Hockey August 20, 2018

Changing teams is always equally exciting and nerve-wracking for players in the NHL, but the same can be said for coaches. After all, they’re responsible for everyone’s play, not just an individual performance. We’ve seen some fantastic first-year coaching jobs recently, from Gerard Gallant in Vegas to Mike Sullivan in Pittsburgh (he didn’t even need a full season to win the Stanley Cup).

There is a raft of new bench bosses this season, but expectations should be varied for all. Some inherit great situations, some are walking into full-scale renovations. Let’s take a look at the scenarios each coach is walking into and what to expect. We’ll go alphabetically.


Calgary, Bill Peters: Coming over from Carolina, Peters has some old Canes coming in with him in Elias Lindholm, Noah Hanifin and Derek Ryan. The bench boss also has a ton of skill from elsewhere and expectations will be high in Calgary. The Flames have the talent to win the division and since certain coaching decisions seemed to knee-cap the team last year, Peters merely has to be solid in order to get Calgary on a good playoff run.


Carolina, Rod Brind’Amour: There is a possibility that Brind’Amour’s first year resembles that of Rick Tocchet in Arizona last year. Brind’Amour has never been a head coach before and he’s taking on a roster with some pretty obvious holes at center and in net. But the Canes also have some tremendous young talent coming in (Andrei Svechnikov, Martin Necas) and the youth can benefit from Brind’Amour’s experience as a player. Commanding respect should not be a problem here.

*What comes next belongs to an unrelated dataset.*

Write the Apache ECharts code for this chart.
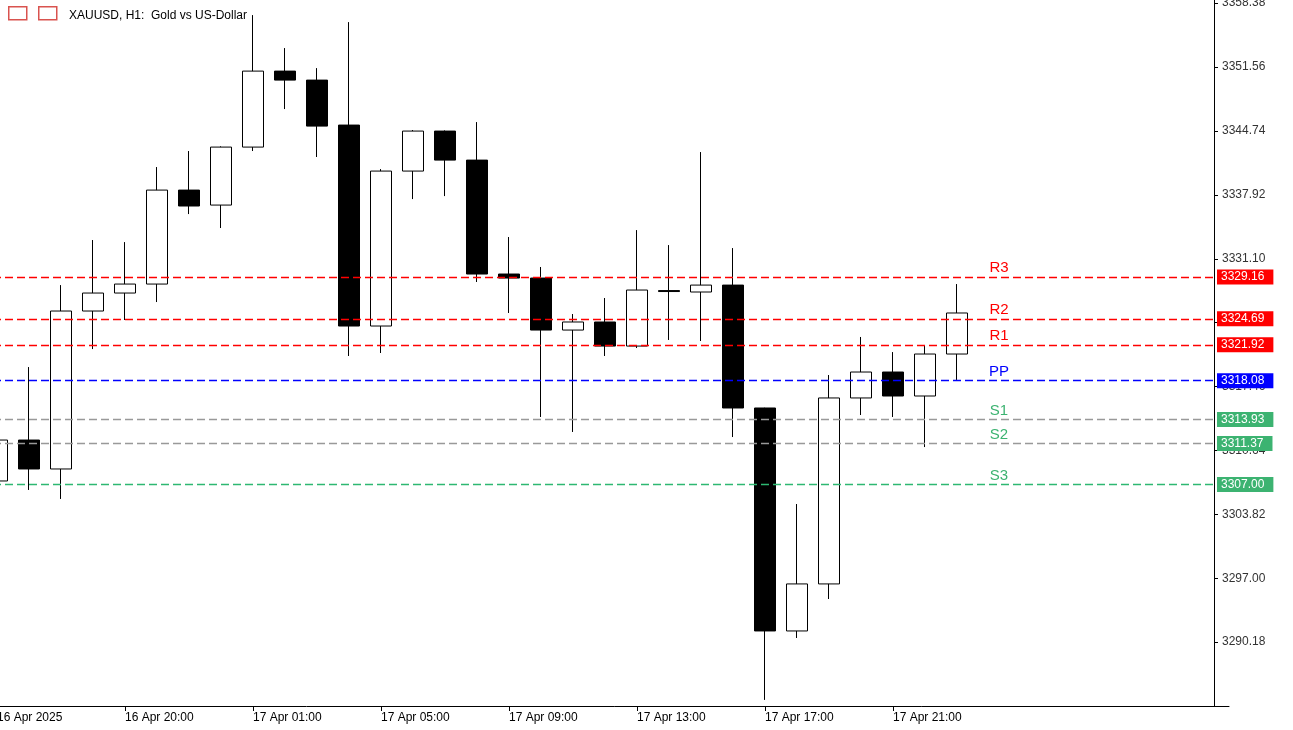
<!DOCTYPE html>
<html><head><meta charset="utf-8">
<script src="https://cdn.jsdelivr.net/npm/echarts@6/dist/echarts.min.js"></script>
<style>html,body{margin:0;padding:0;background:#fff}#c{width:1293px;height:730px}</style>
</head><body><div id="c"></div>
<script>
const categories = ['16 Apr 16:00','16 Apr 17:00','16 Apr 18:00','16 Apr 19:00','16 Apr 20:00','16 Apr 21:00','16 Apr 22:00','16 Apr 23:00',
 '17 Apr 01:00','17 Apr 02:00','17 Apr 03:00','17 Apr 04:00','17 Apr 05:00','17 Apr 06:00','17 Apr 07:00','17 Apr 08:00',
 '17 Apr 09:00','17 Apr 10:00','17 Apr 11:00','17 Apr 12:00','17 Apr 13:00','17 Apr 14:00','17 Apr 15:00','17 Apr 16:00',
 '17 Apr 17:00','17 Apr 18:00','17 Apr 19:00','17 Apr 20:00','17 Apr 21:00','17 Apr 22:00','17 Apr 23:00'];
const tickLabels = {0:'16 Apr 2025',4:'16 Apr 20:00',8:'17 Apr 01:00',12:'17 Apr 05:00',16:'17 Apr 09:00',20:'17 Apr 13:00',24:'17 Apr 17:00',28:'17 Apr 21:00'};
// [open, close, low, high]
const ohlc = [
 [3307.38,3311.75,3307.2,3311.9],
 [3311.75,3308.66,3306.42,3319.54],
 [3308.66,3325.52,3305.46,3328.29],
 [3325.52,3327.44,3321.46,3333.10],
 [3327.44,3328.40,3324.56,3332.88],
 [3328.40,3338.43,3326.48,3340.89],
 [3338.43,3336.73,3335.87,3342.60],
 [3336.83,3343.02,3334.38,3343.10],
 [3343.02,3351.13,3342.60,3357.11],
 [3351.13,3350.17,3347.08,3353.59],
 [3350.17,3345.26,3341.96,3351.45],
 [3345.37,3323.92,3320.72,3356.36],
 [3323.92,3340.46,3321.04,3340.67],
 [3340.46,3344.73,3337.47,3344.84],
 [3344.73,3341.63,3337.79,3344.80],
 [3341.63,3329.47,3328.62,3345.69],
 [3329.47,3329.04,3325.31,3333.42],
 [3329.04,3323.49,3314.21,3330.22],
 [3323.49,3324.35,3312.61,3325.20],
 [3324.35,3321.78,3320.72,3326.91],
 [3321.78,3327.76,3321.57,3334.16],
 [3327.70,3327.60,3322.43,3332.56],
 [3327.55,3328.29,3322.32,3342.49],
 [3328.29,3315.17,3312.07,3332.24],
 [3315.17,3291.37,3284.01,3315.20],
 [3291.37,3296.39,3290.62,3304.92],
 [3296.39,3316.24,3294.78,3318.69],
 [3316.24,3319.01,3314.42,3322.75],
 [3319.01,3316.45,3314.21,3321.14],
 [3316.45,3320.93,3311.00,3321.89],
 [3320.93,3325.31,3318.16,3328.40]
];
const levelNames = ['R3','R2','R1','PP','S1','S2','S3'];
const levelValues = [3329.16,3324.69,3321.92,3318.08,3313.93,3311.37,3307.00];
const levelLine = ['#ff0000','#ff0000','#ff0000','#0000ff','#999999','#999999','#2eb872'];
const levelText = ['#ff0000','#ff0000','#ff0000','#0000ff','#3cb371','#3cb371','#3cb371'];
const levelTag = ['#ff0000','#ff0000','#ff0000','#0000ff','#3cb371','#3cb371','#3cb371'];

const allCats = categories.concat(Array.from({length:8},(_,i)=>'pad'+i));
const chart = echarts.init(document.getElementById('c'));
const levelSeries = levelValues.map((v,i)=>({
 type:'line',data:[],silent:true,color:levelLine[i],
 markLine:{symbol:'none',silent:true,animation:false,
  lineStyle:{color:levelLine[i],type:[8,4],width:1.3},
  emphasis:{disabled:true},
  data:[{yAxis:v,lineStyle:{color:levelLine[i]},label:{show:true,position:'end',distance:-12,formatter:v.toFixed(2),color:'#fff',backgroundColor:levelTag[i],padding:[2,9,1,4],fontSize:12,fontFamily:'Liberation Sans'}}]}
}));
chart.setOption({
 animation:false,
 title:{text:'XAUUSD, H1:  Gold vs US-Dollar',left:64,top:5,textStyle:{fontSize:12,fontWeight:'normal',color:'#000',fontFamily:'Liberation Sans'}},
 graphic:[
  {type:'rect',left:8,top:6,shape:{width:18,height:13},style:{fill:'#fff',stroke:'#d9534f',lineWidth:1.5}},
  {type:'rect',left:38,top:6,shape:{width:18,height:13},style:{fill:'#fff',stroke:'#d9534f',lineWidth:1.5}}
 ],
 grid:{left:-19,top:0,width:39*32,bottom:24,containLabel:false,outerBoundsMode:'none'},
 xAxis:{type:'category',data:allCats,boundaryGap:true,
  axisLine:{lineStyle:{color:'#000'}},
  axisTick:{show:true,alignWithLabel:true,interval:(i)=>tickLabels[i]!==undefined,lineStyle:{color:'#000'}},
  axisLabel:{interval:(i)=>tickLabels[i]!==undefined,formatter:(v,i)=>tickLabels[i]||'',align:'left',color:'#000',fontSize:12,fontFamily:'Liberation Sans',margin:6},
  splitLine:{show:false}},
 yAxis:{type:'value',position:'right',offset:-15,min:3283.36,max:3358.72,interval:6.82,
  axisLine:{show:true,lineStyle:{color:'#000'}},
  axisTick:{show:true,inside:false,length:4,lineStyle:{color:'#000'}},
  axisLabel:{showMinLabel:false,showMaxLabel:false,formatter:v=>v.toFixed(2),color:'#333',fontSize:12,fontFamily:'Liberation Sans',margin:8},
  splitLine:{show:false}},
 series:[{
  type:'candlestick',data:ohlc,barWidth:22,
  itemStyle:{color:'#fff',color0:'#000',borderColor:'#000',borderColor0:'#000',borderWidth:1},
  markPoint:{symbol:'circle',symbolSize:0,silent:true,
   data:levelValues.map((v,i)=>({coord:[31,v],label:{show:true,formatter:levelNames[i],color:levelText[i],fontSize:15,fontFamily:'Liberation Sans',offset:[10,-9]}}))}
 }].concat(levelSeries)
});
</script></body></html>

Dallas, Jim Montgomery: The Stars have underperformed lately (hence the coaching change), but there’s a ton of talent there. Montgomery brings great structure from his time with NCAA Denver, but also a fresh voice. Dallas will have top-end forwards and the defense corps should get a boost from rookie Miro Heiskanen, though obviously John Klingberg is the key on the back end. This is a playoff team as long as they buy into Montgomery’s program.


New York Islanders, Barry Trotz: The hiring of Trotz was one of the bright spots in a summer of pain for the Islanders, as the veteran bench boss comes in with a shiny new Stanley Cup title on his resume. This will be a big feeling-out season for the post-Tavares Islanders and having a steady voice behind the bench will help. In terms of results, Trotz and new GM Lou Lamoriello will bring accountability – but that probably won’t translate into a lot of wins this first season. New York is beginning a new epoch and it will take some time for more success to come.


New York Rangers, David Quinn: Though he’s a rookie NHL head coach, Quinn finds himself in a pretty nice situation for Year 1: we know the Rangers are rebuilding and we know there are some promising youngsters who will make their cases as regulars this fall. Quinn is a great communicator and as a former NCAA coach with Boston University, we know he can work with the youth. Whether or not the Rangers make the playoffs this year is almost immaterial; it’s all about laying a foundation and a new system under Quinn.


Washington, Todd Reirden: In a different sense, Reirden will have the same level of external pressure in Washington as Trotz does in New York. Reirden of course worked under Trotz in Washington and now takes over the big job with the Capitals, who are riding that sweet, sweet wave of victory through a summer of good vibes. Reirden’s work with the defense corps really helped shape that championship team, so his value is known. The Capitals could very well make another run at the title, given that nearly the entire roster returns this fall – but should the team lose in the first round, I can’t imagine a lot of Washington fans will mind (at least for one year).